Remeti uma versão resumida do texto acima à redação de Zero Hora. Grata surpresa: o jornal publicou minha contestação em sua edição de 02/12/14.
(A foto é do amigo Marcel van Hattem.)
* * *

***Eis o texto de Luis Fernando Verissimo:


A última do Papa Francisco é que nem o Big Bang desmente a teologia nem a teologia desmente o Big Bang. Um cristão pode aceitar a teoria do grande estouro que, segundo a ciência, deu origem ao Universo em um milésimo de segundo, sem abandonar sua crença na existência de um Deus criador de tudo. Pode-se até imaginar uma hipotética conversa do Papa, que o representa na Terra, com Deus, em que Este lhe confidencia:
— Francisco...
— Sim, Senhor.
— O Big Bang... Existiu mesmo.
— O quê?
— Existiu. Não adianta mais negar. A teoria está certa.
— O Senhor tem certeza?
— Meu filho, Eu estava lá.
— Então o Big Bang... foi o Senhor?
— Modestamente...

A Ciência não nos assegura que o Grande Nada que precedeu o Big Bang não fosse o tempo ocioso de Deus, indeciso sobre o que fazer da Sua vida. Crio um universo? Me resigno a esta imensa solidão, por toda a eternidade? E este meu poder sem limites, o que faço com ele? Se posso tudo, por que não fazer tudo? E Deus explodiu, criando tudo.

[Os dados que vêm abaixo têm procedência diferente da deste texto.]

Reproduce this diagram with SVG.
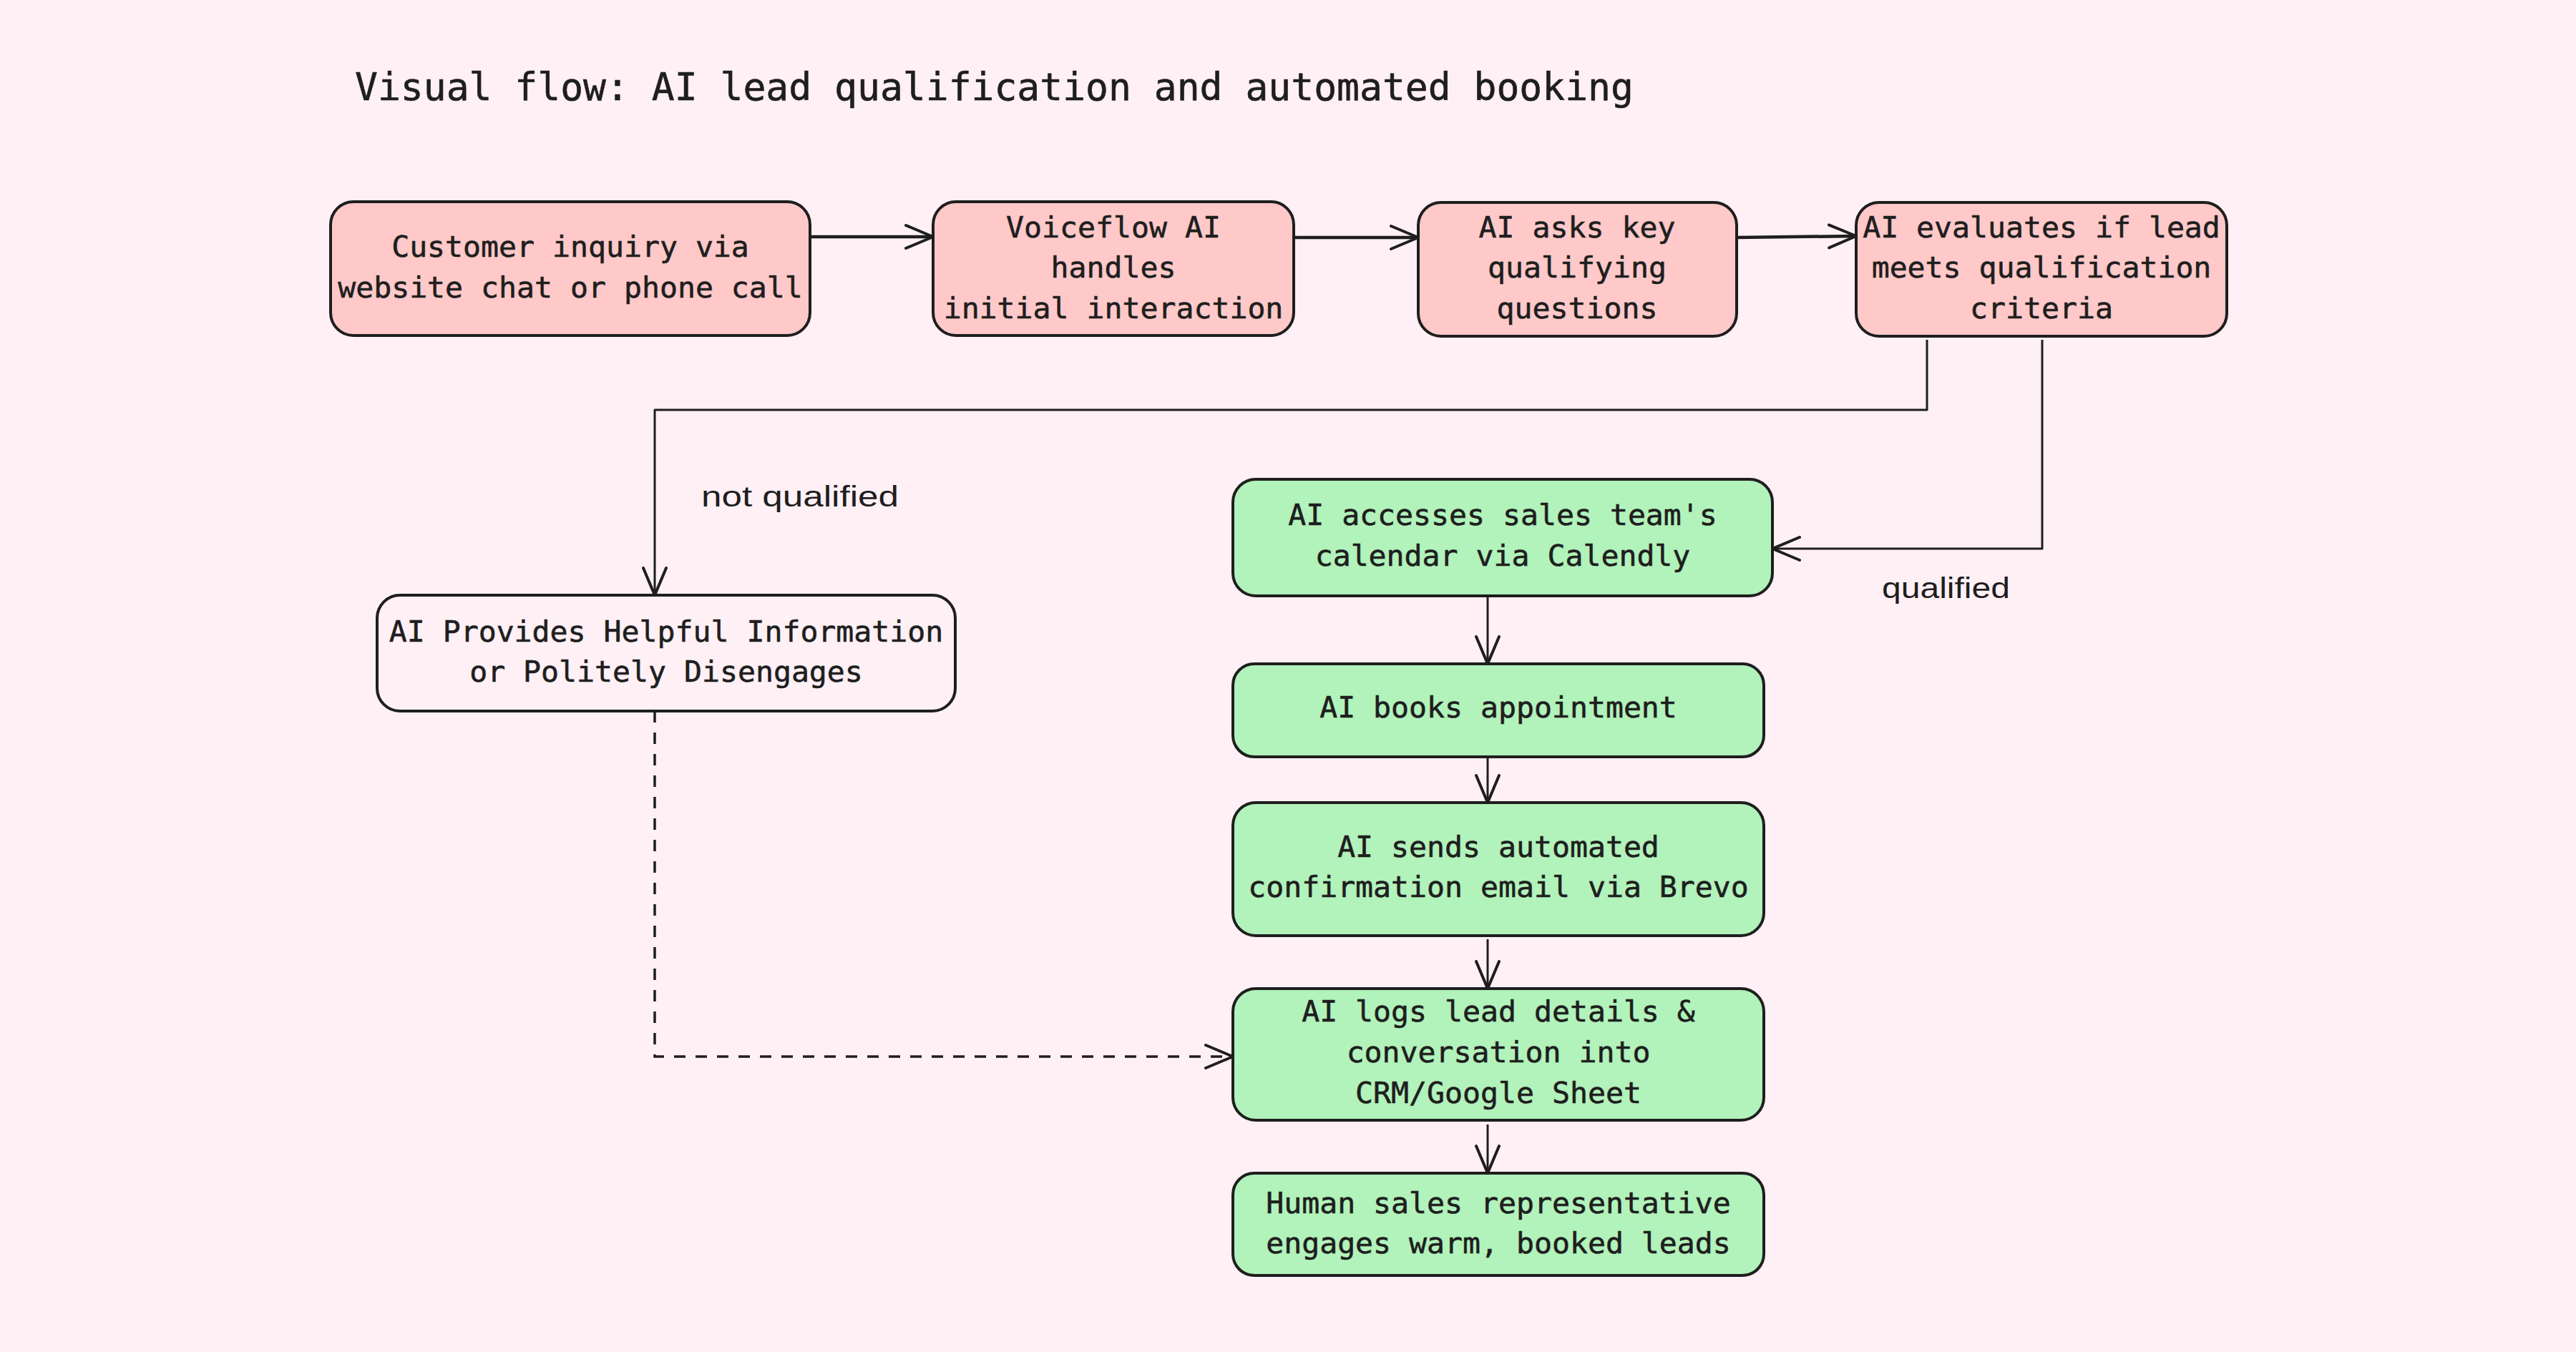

A vantagem de criacionistas sobre evolucionistas é que a Bíblia, onde está escrito tudo o que um criacionista precisa saber, pode ser lida como verdade incontestável ou como uma coleção de parábolas e metáforas. Assim, trechos que parecem cientificamente improváveis são explicados como sendo em linguagem figurada, com liberdade poética, e os outros, menos fantásticos, como fatos históricos. Não há nem poesia nem certezas iguais nas explicações científicas.

Há pouco uma sonda pousou num cometa e, entre as transmissões que mandou para a Terra, detectaram o que pareciam ser notas musicais. Não eram, mas por um breve instante de encantamento foi lembrada uma ideia antiga, a de um Universo sinfônico, e Deus como uma espécie de Beethoven sideral. O cometa traria, entranhado, algum resto da música das estrelas. Mas o ruído da sonda era só estática. Pena. Seria um ponto para o deslumbramento religioso contra a frieza da ciência.